Swedish firm Fibertronix has developed a line of specialty fibres with low cladding diameters of 80 μm for use in compact devices and sensors operating in harsh environments. Applications include avionics, medicine and surgery, oil and gas industries, and fibre Bragg gratings. The product range now includes standard single-mode fibre, multimode fibres and various fibres with high numerical aperture. The devices are coated with polymide, high-temperature acrylate or standard acrylate. One fibre has a numerical aperture of 0.16, a mode-field diameter of 7.8 μm ± 1 μm at a wavelength of 1,550 nm, a core/cladding concentricity error of <1 μm, a cladding non-circularity of <2% and a coating diameter of 100 μm ± 5 μm for polymide or 145 μm ± 10 μm for high-temperature acrylate. It operates in the wavelength range of 1,310–1,650 nm and exhibits an attenuation of <0.7 dB km−1 at 1,310 nm and <0.5 dB km−1 at 1,550 nm. Custom fibres with a smaller cladding of 50 μm are also available.
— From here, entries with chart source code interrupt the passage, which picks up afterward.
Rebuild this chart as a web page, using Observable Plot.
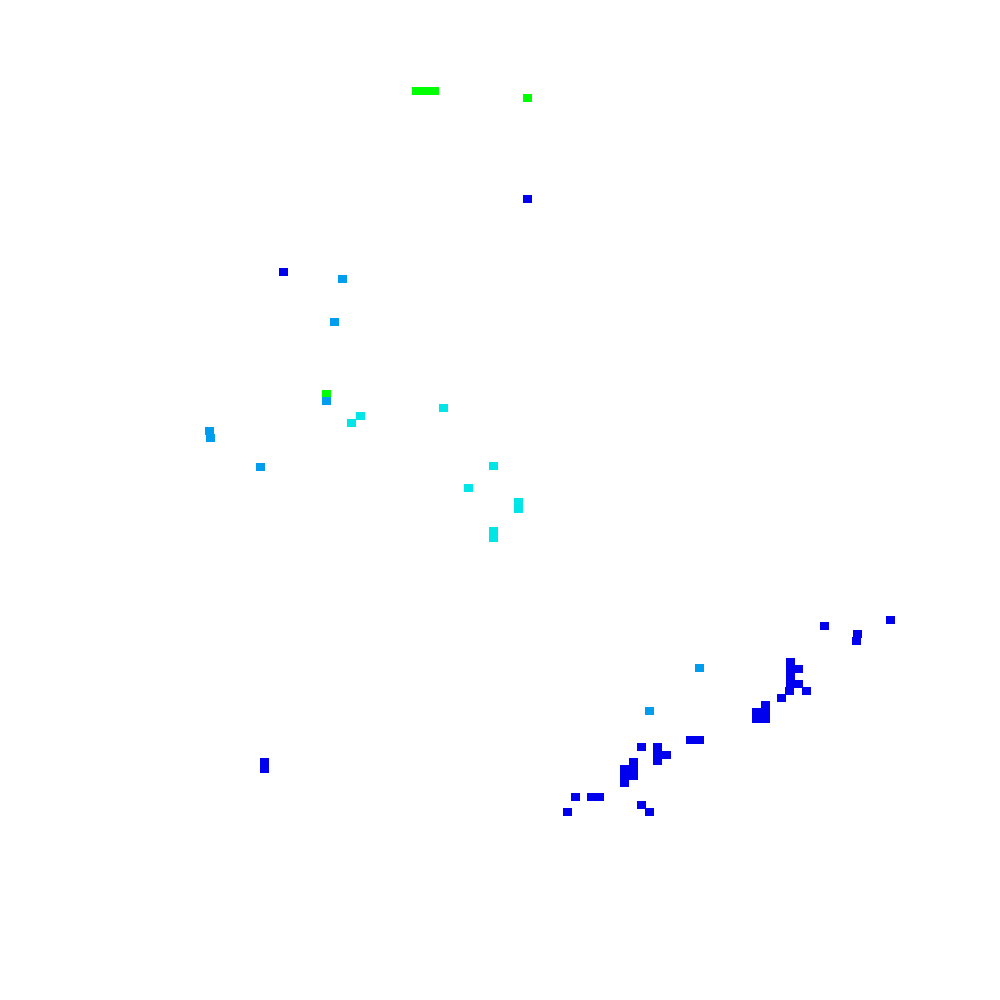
<!DOCTYPE html>
<html>
<head>
<meta charset="utf-8">
<script src="https://cdn.jsdelivr.net/npm/d3@7"></script>
<script src="https://cdn.jsdelivr.net/npm/@observablehq/plot@0.6"></script>
<style>
  html, body { margin: 0; padding: 0; background: #fff; }
</style>
</head>
<body>
<div id="chart"></div>
<script>
// Cell positions (column / row in chart units) and level of each cell
const levels = ["low", "mid-low", "mid-high", "high"];
const levelColors = ["#0000ee", "#009cee", "#00e6e6", "#00ff00"];

const cellX = [
  412, 421, 430, 523, 322,
  523, 279, 886, 820, 853, 852, 786, 786, 794, 786, 786, 794, 785, 802, 777,
  761, 752, 761, 752, 761, 686, 695, 637, 653, 653, 662, 653, 629, 629, 620,
  629, 620, 620, 571, 587, 595, 563, 637, 645, 260, 260,
  338, 330, 322, 205, 206, 256, 695, 645,
  356, 347, 439, 489, 464, 514, 514, 489, 489
];
const cellY = [
  87, 87, 87, 94, 390,
  195, 268, 616, 622, 630, 637, 658, 665, 665, 672, 680, 680, 687, 687, 694,
  701, 708, 708, 715, 715, 736, 736, 743, 743, 750, 751, 757, 758, 765, 765,
  772, 772, 779, 793, 793, 793, 808, 801, 808, 758, 765,
  275, 318, 397, 427, 434, 463, 664, 707,
  412, 419, 404, 462, 484, 498, 505, 527, 534
];
const cellLevel = [
  "high", "high", "high", "high", "high",
  "low", "low", "low", "low", "low", "low", "low", "low", "low", "low", "low", "low", "low", "low", "low",
  "low", "low", "low", "low", "low", "low", "low", "low", "low", "low", "low", "low", "low", "low", "low",
  "low", "low", "low", "low", "low", "low", "low", "low", "low", "low", "low",
  "mid-low", "mid-low", "mid-low", "mid-low", "mid-low", "mid-low", "mid-low", "mid-low",
  "mid-high", "mid-high", "mid-high", "mid-high", "mid-high", "mid-high", "mid-high", "mid-high", "mid-high"
];

const cells = cellX.map((x, i) => ({x, y: cellY[i], level: cellLevel[i]}));

const cw = 8.5, ch = 7.5;

const chart = Plot.plot({
  width: 1000,
  height: 1000,
  margin: 0,
  x: {domain: [0, 1000], range: [0, 1000], axis: null},
  y: {domain: [0, 1000], range: [0, 1000], axis: null},
  color: {domain: levels, range: levelColors},
  marks: [
    Plot.rect(cells, {
      x1: "x",
      x2: d => d.x + cw,
      y1: "y",
      y2: d => d.y + ch,
      inset: 0,
      fill: "level",
      shapeRendering: "crispEdges"
    })
  ]
});

document.getElementById("chart").appendChild(chart);
</script>
</body>
</html>
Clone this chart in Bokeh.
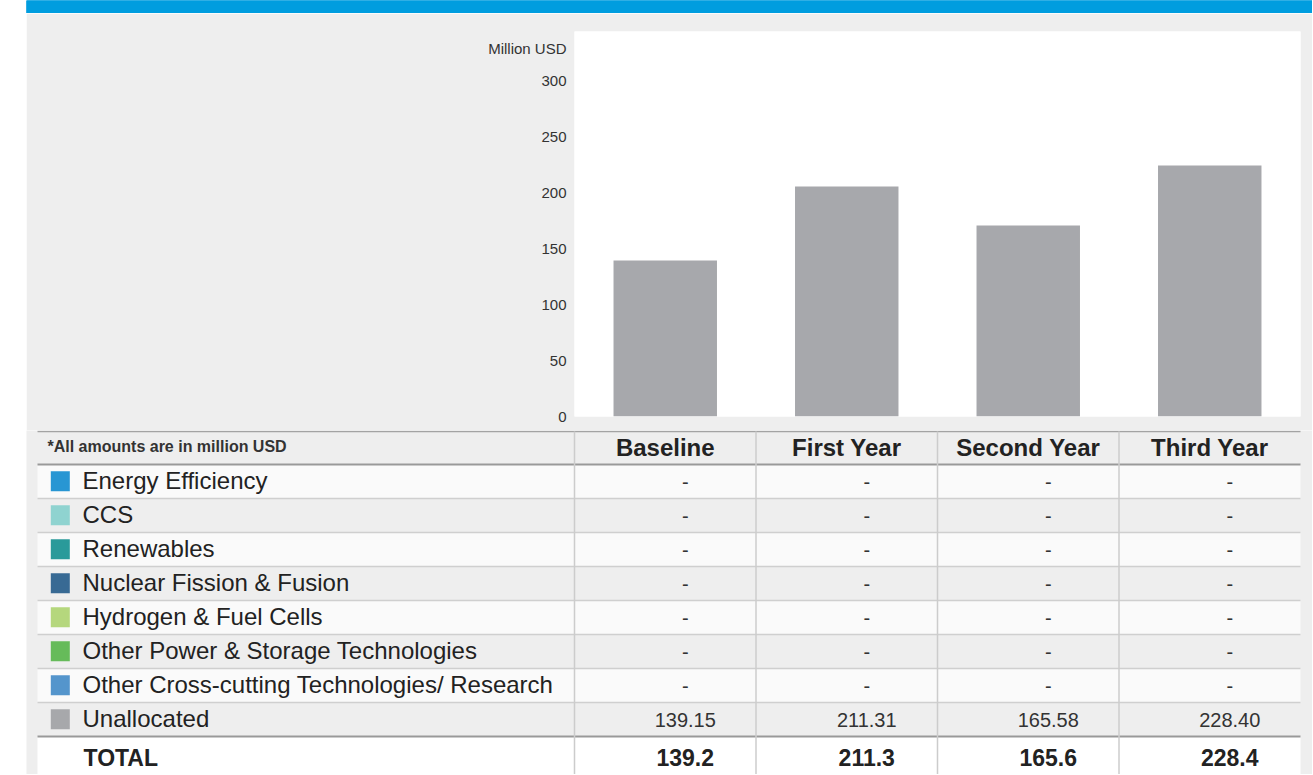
from bokeh.plotting import figure
from bokeh.models import Range1d, FactorRange, FixedTicker, Spacer
from bokeh.layouts import row, column
from bokeh.embed import file_html
from bokeh.resources import INLINE
from bokeh.core.properties import value

# ---------------- data ----------------
periods = ["Baseline", "First Year", "Second Year", "Third Year"]
bar_values = [139.3, 205.4, 170.5, 224.1]          # bar heights
y_ticks = [0, 50, 100, 150, 200, 250, 300]
y_axis_title = "Million USD"

categories = [
    "Energy Efficiency",
    "CCS",
    "Renewables",
    "Nuclear Fission & Fusion",
    "Hydrogen & Fuel Cells",
    "Other Power & Storage Technologies",
    "Other Cross-cutting Technologies/ Research",
    "Unallocated",
]
category_colors = ["#2896d3", "#8fd3d0", "#2a9a9a", "#386a94",
                   "#b5d77d", "#66bb5a", "#5495cc", "#a7a8ab"]
energy_efficiency = [None, None, None, None]
ccs = [None, None, None, None]
renewables = [None, None, None, None]
nuclear = [None, None, None, None]
hydrogen = [None, None, None, None]
other_power = [None, None, None, None]
other_cross = [None, None, None, None]
unallocated = [139.15, 211.31, 165.58, 228.40]
totals = [139.2, 211.3, 165.6, 228.4]
table_note = "*All amounts are in million USD"
total_label = "TOTAL"

table_values = [energy_efficiency, ccs, renewables, nuclear,
                hydrogen, other_power, other_cross, unallocated]

FONT = value("Liberation Sans")
PANEL = "#eeeeee"

# ---------------- geometry (page pixels) ----------------
PANEL_LEFT = 26
PAGE_RIGHT = 1312
FIG_W = PAGE_RIGHT - PANEL_LEFT
FRAME_LEFT, FRAME_RIGHT = 574, 1300
FRAME_TOP, FRAME_BOTTOM = 31, 416
BLUE_TOP, BLUE_BOTTOM = 0, 13
TABLE_TOP, PAGE_BOTTOM = 430, 774
TABLE_LEFT, TABLE_RIGHT = 37, 1300
HEADER_H = 34
ROW_H = 34
PX_PER_UNIT = 1.12
TITLE_TICK = 329   # position of the "Million USD" caption on the value axis

# ---------------- blue band ----------------
blue = figure(width=FIG_W, height=BLUE_BOTTOM - BLUE_TOP, x_range=Range1d(0, 1), y_range=Range1d(0, 1),
              min_border=0, x_axis_location=None, y_axis_location=None,
              background_fill_color="#009ddf", border_fill_color="#009ddf",
              outline_line_color=None, toolbar_location=None, output_backend="svg",
              frame_align=False)
blue.quad(left=[0], right=[1], bottom=[0], top=[1], color="#009ddf")
blue.grid.visible = False

# ---------------- bar chart ----------------
chart_h = TABLE_TOP - BLUE_BOTTOM
y_top = (FRAME_BOTTOM - FRAME_TOP) / PX_PER_UNIT
chart = figure(width=FIG_W, height=chart_h,
               x_range=FactorRange(factors=periods, range_padding=0),
               y_range=Range1d(0, y_top),
               min_border_left=FRAME_LEFT - PANEL_LEFT,
               min_border_right=PAGE_RIGHT - FRAME_RIGHT,
               min_border_top=FRAME_TOP - BLUE_BOTTOM,
               min_border_bottom=TABLE_TOP - FRAME_BOTTOM,
               background_fill_color="white", border_fill_color=PANEL,
               outline_line_color=None, toolbar_location=None, output_backend="svg",
               frame_align=False)
chart.vbar(x=periods, top=bar_values, width=0.57, fill_color="#a7a8ac", line_color=None)
chart.xaxis.visible = False
chart.grid.visible = False
ya = chart.yaxis[0]
ya.ticker = FixedTicker(ticks=y_ticks + [TITLE_TICK])
ya.major_label_overrides = {TITLE_TICK: y_axis_title}
ya.major_tick_line_color = None
ya.minor_tick_line_color = None
ya.major_tick_out = 0
ya.major_tick_in = 0
ya.axis_line_color = None
ya.major_label_standoff = 8
ya.major_label_text_font = "Liberation Sans"
ya.major_label_text_font_size = "15px"
ya.major_label_text_color = "#333333"

# ---------------- table ----------------
tbl_h = PAGE_BOTTOM - TABLE_TOP
tbl = figure(width=FIG_W, height=tbl_h, x_range=Range1d(PANEL_LEFT, PAGE_RIGHT),
             y_range=Range1d(PAGE_BOTTOM, TABLE_TOP), min_border=0,
             x_axis_location=None, y_axis_location=None,
             background_fill_color=PANEL, border_fill_color=PANEL,
             outline_line_color=None, toolbar_location=None, output_backend="svg",
             frame_align=False)
tbl.grid.visible = False

n = len(categories)
col_edges = [FRAME_LEFT + i * (FRAME_RIGHT - FRAME_LEFT) / 4 for i in range(5)]
col_centers = [(col_edges[i] + col_edges[i + 1]) / 2 for i in range(4)]
val_centers = [c + 20 for c in col_centers]
row_tops = [TABLE_TOP + HEADER_H + i * ROW_H for i in range(n)]
row_mid = [t + ROW_H / 2 for t in row_tops]
total_top = row_tops[-1] + ROW_H

# row backgrounds
tbl.quad(left=[TABLE_LEFT] * n, right=[TABLE_RIGHT] * n, top=row_tops,
         bottom=[t + ROW_H for t in row_tops],
         fill_color=["#fafafa" if i % 2 == 0 else PANEL for i in range(n)], line_color=None)
tbl.quad(left=[TABLE_LEFT], right=[TABLE_RIGHT], top=[total_top], bottom=[PAGE_BOTTOM + 10],
         fill_color="#ffffff", line_color=None)

# horizontal lines
sep_y = [t + ROW_H for t in row_tops[:-1]]
tbl.segment(x0=[TABLE_LEFT] * len(sep_y), x1=[TABLE_RIGHT] * len(sep_y), y0=sep_y, y1=sep_y,
            line_color="#cfcfcf", line_width=1.5)
tbl.segment(x0=[TABLE_LEFT], x1=[TABLE_RIGHT], y0=[TABLE_TOP + 1], y1=[TABLE_TOP + 1],
            line_color="#a3a3a3", line_width=1.5)
tbl.segment(x0=[TABLE_LEFT] * 2, x1=[TABLE_RIGHT] * 2,
            y0=[TABLE_TOP + HEADER_H, total_top], y1=[TABLE_TOP + HEADER_H, total_top],
            line_color="#999999", line_width=2)
# vertical lines
vx = col_edges[:4]
tbl.segment(x0=vx, x1=vx, y0=[TABLE_TOP + 1] * 4, y1=[PAGE_BOTTOM + 5] * 4,
            line_color="#cccccc", line_width=1.5)

# header
tbl.text(x=[47], y=[TABLE_TOP + HEADER_H / 2 - 1], text=[table_note], text_font=FONT,
         text_font_size="16px", text_font_style="bold", text_color="#333333",
         text_align="left", text_baseline="middle")
tbl.text(x=col_centers, y=[TABLE_TOP + HEADER_H / 2] * 4, text=periods, text_font=FONT,
         text_font_size="24px", text_font_style="bold", text_color="#222222",
         text_align="center", text_baseline="middle")

# legend squares + labels
tbl.rect(x=[59.8] * n, y=[m - 0.3 for m in row_mid], width=19, height=20,
         fill_color=category_colors, line_color=None)
tbl.text(x=[82] * n, y=[m - 1 for m in row_mid], text=categories, text_font=FONT,
         text_font_size="24px", text_color="#222222", text_align="left", text_baseline="middle")

# cells
cx, cy, ct = [], [], []
for i, vals in enumerate(table_values):
    for j, v in enumerate(vals):
        cx.append(val_centers[j])
        cy.append(row_mid[i])
        ct.append("-" if v is None else f"{v:.2f}")
tbl.text(x=cx, y=cy, text=ct, text_font=FONT, text_font_size="20px", text_color="#333333",
         text_align="center", text_baseline="middle")

# total row
tbl.text(x=[83], y=[total_top + 21], text=[total_label], text_font=FONT, text_font_size="23px",
         text_font_style="bold", text_color="#222222", text_align="left", text_baseline="middle")
tbl.text(x=val_centers, y=[total_top + 21] * 4, text=[f"{t:.1f}" for t in totals], text_font=FONT,
         text_font_size="23px", text_font_style="bold", text_color="#222222",
         text_align="center", text_baseline="middle")

layout = row(Spacer(width=PANEL_LEFT, height=PAGE_BOTTOM),
             column(blue, chart, tbl))

open("out.html", "w").write(file_html(layout, INLINE))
http://www.fibertronix.com

Double-clad design is free from photodarkening

CorActive in Canada has developed an ytterbium-doped double-clad fibre that has high doping concentrations and high quantum conversion efficiency. This combination of properties reduces nonlinearities and therefore allows users to minimize fibre length and pump power. The fibre has a core diameter of 6.5 μm ± 1 μm, a round cladding diameter of 128 μm ± 3 μm and a coating diameter of 260 μm ± 20 μm. It exhibits single-mode operation and high pump absorption, with a clad absorption of 0.6 dB m−1 ± 0.15 dB m−1 at 915 nm and a nominal clad absorption of 2.6 dB m−1 at 975 nm. The numerical apertures of the core and clad are 0.16 ± 0.02 and >0.45, respectively. Photodarkening-free performance at high power allows stable long-term operation and makes the fibre useful for applications such as light detection and ranging and second-harmonic generation.

http://www.coractive.com

High-efficiency fibres for lasers

Nufern in the USA has developed a family of rare-earth-doped high-efficiency fibres for operating at wavelengths of 1.5 μm and 2 μm. Er:Yb multimode double-clad fibres are intended for high-power applications at a wavelength of 1.5 μm, where the high slope efficiency results in negligible amplified spontaneous emission at 1 μm. At a nominal operating wavelength of 1,550 nm, a typical fibre in this family has a core diameter of 12 μm ± 1.5 μm, a cladding diameter of 130 μm ± 3 μm and a low-index polymer outer cladding. For the eye-safe wavelength of 2 μm — an increasingly popular wavelength for use in industrial lasers, weaponry, communication links and light detection and ranging systems — large-mode-area fibres are doped with thulium for high efficiency under pumping at a wavelength of 790 nm. One version has a core diameter of 10 μm ± 1 μm and a cladding diameter of 130 μm ± 2 μm. Another has a core diameter of 25 μm ± 2.5 μm and a cladding diameter of 400 μm ± 15 μm. The thulium-doped fibre exhibits a quantum efficiency of up to 140%. The company says that excellent beam quality is provided by the combination of high efficiency and the low-numerical-aperture core.

http://www.nufern.com

Strong birefringence gives stable polarization

Large-mode-area polarization-maintaining photonic-crystal fibre from NKT Photonics in Denmark incorporates a non-circular core whose large refractive index change between air and glass induces strong birefringence. This provides a short polarization beat length (<4 mm), which allows lower levels of bend-induced coupling between polarization states than those of conventional polarization-maintaining fibres. The strong birefringence also reduces the fibre's sensitivity to thermal changes. The company says that the fibre's temperature coefficient of birefringence is up to 30 times less than those of other leading stress-birefringent fibres. The polarization extinction ratio of the fibre is >20 dB over a length of 100 m. The fibre has no higher-order-mode cut-off, which provides good mode quality at all wavelengths, with the useful operating range limited only by the bend loss. Both the core and cladding are fabricated from undoped, high-purity, fused silica glass with an acrylate coating. The fibre is available in core sizes of 5 μm, 10 μm and 15 μm.